Twenty-four hours later, Abdullah had his answer. It did not come from Damascus, but indirectly from Cairo, where a Muslim Brotherhood leader Muhammed Aqef, launched a wounding diatribe against the Saudi ruler.
He said that the soldier’s abduction was a pretext which Israel had long sought to strike out against the Gaza Strip. Israeli leaders, he claimed, were resorting to aggression to break the Palestinians’ spirit and resolve. He urged Hamas to hold onto Gilead Shalit and so defeat Israel’s scheme. The Muslims, he said, must keep the soldier hidden for many years like the Israeli navigator Ron Arad, who disappeared in Lebanon 19 years ago and was never heard of since.

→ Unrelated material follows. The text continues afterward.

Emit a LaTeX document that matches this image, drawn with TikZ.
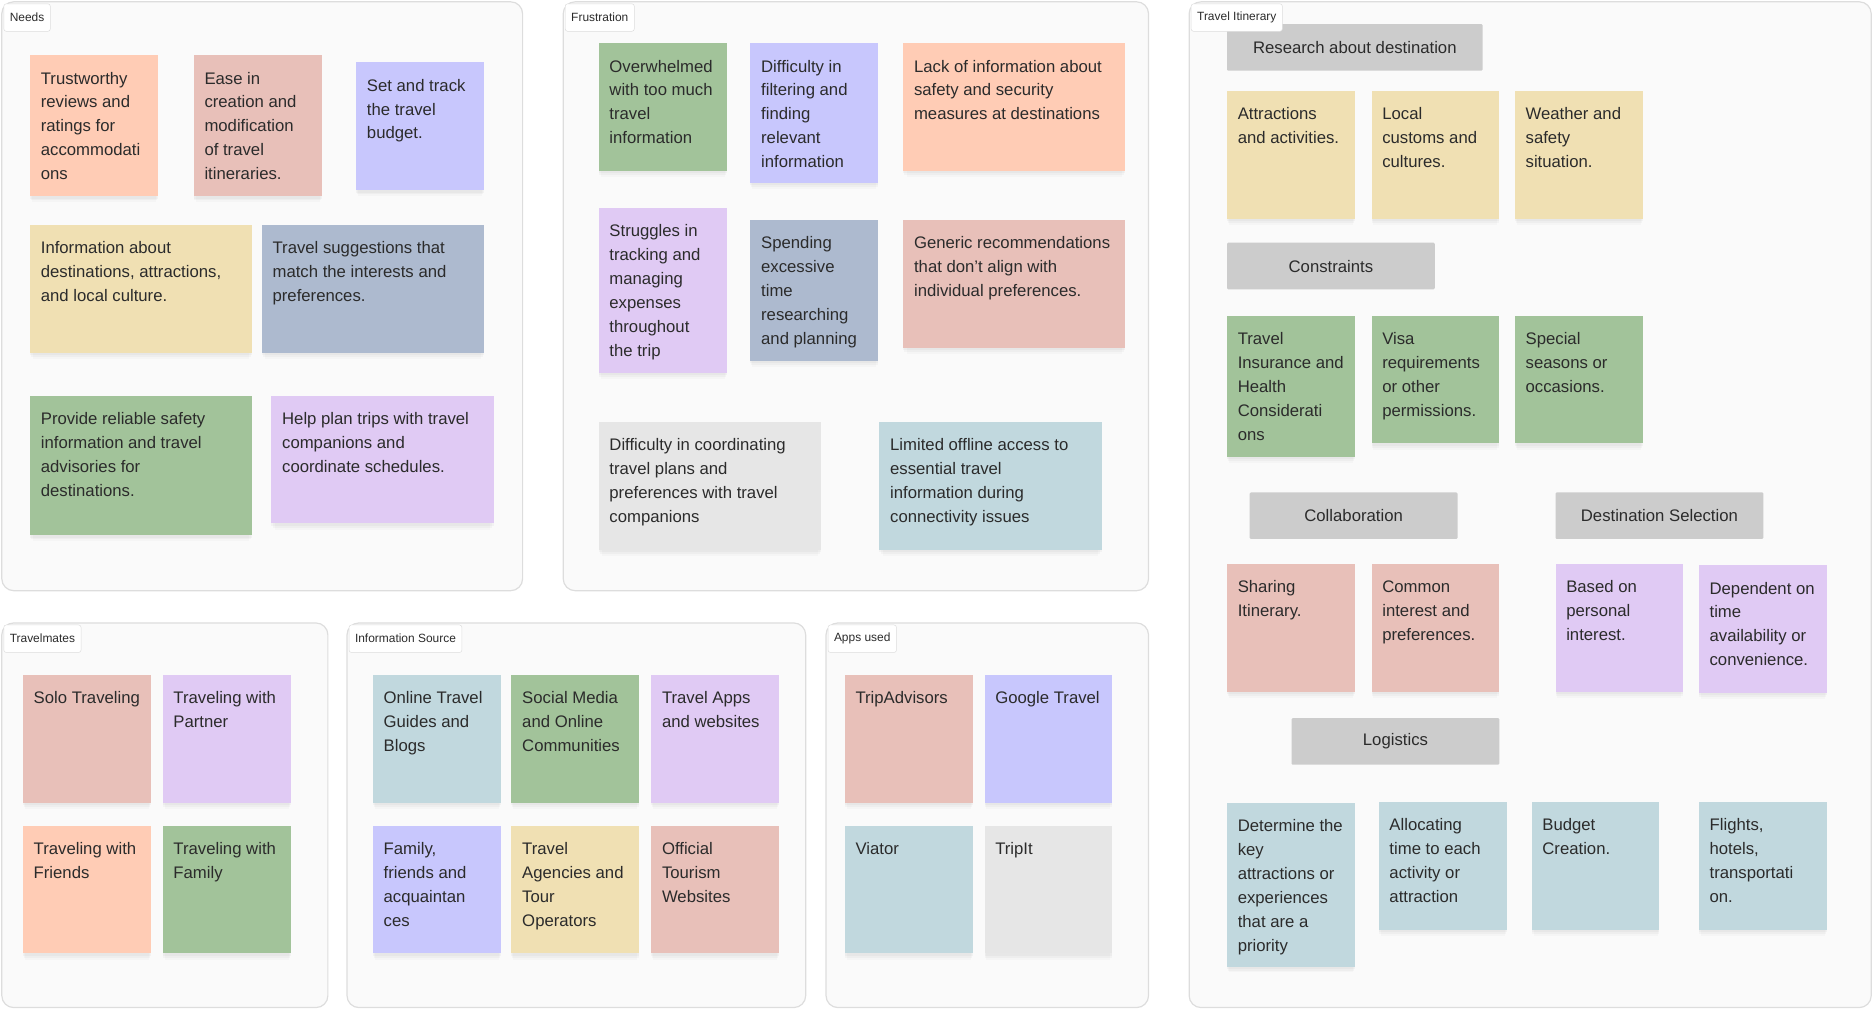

The radical Muslim leader then delivered his final slur: The only ones feeling the heat of the hostage affair are Egypt and Saudi Arabia – not Hamas, he said. And the failure of their efforts to solve the case is testimony to the moral bankruptcy of their regimes.
DEBKA-Net-Weekly‘s Muslim experts stress that the violence of the Muslim Brotherhood member’s attack is unprecedented. A condemnation of moral bankruptcy has the same weight as a declaration of war on King Abdullah.
In 1954, Saudi Arabia granted asylum to Muslim Brotherhood fugitives from Egypt after their failure to assassinate Gemal Abdel Nasser. For half a century, the movement’s leaders were very close to the Saudi throne. In the last two years, they played a helpful role in the Saudi security crackdown on al Qaeda.
But Akef’s words in Cairo Tuesday in the wake of the hostage affair showed him turning his back on his Saudi friends and allies and opting instead for the war camp and its hero, Khaled Meshaal.
The radical Egyptian’s agenda was clear: He was using the Israeli hostage case as a lever to elevate Meshaal as Hamas leader and make him the hub around which all the fundamentalist forces in the Middle East could unite.
The Saudi king, anxious to reinstate his authority and Islamic credentials, decided to menace Assad. He told Syrian foreign minister Walid Mualem to drop everything and be in Riyadh on Wednesday, July 12. A second secret summons went out from Cairo that same day, telling a group of senior Syrian intelligence officers to come over at once.
Both were to be informed of the folly of the disastrous course their president had chosen and the dangerous rift it had caused.
But the summonses went out too late.
By the time the Syrian officials arrived in the Saudi and Egyptian capitals, Hizballah had run off with the ball. Two more Israeli soldiers had been snatched by Hassan Nasrallah’s goons, leaving the Saudi and Egyptian rulers empty-handed.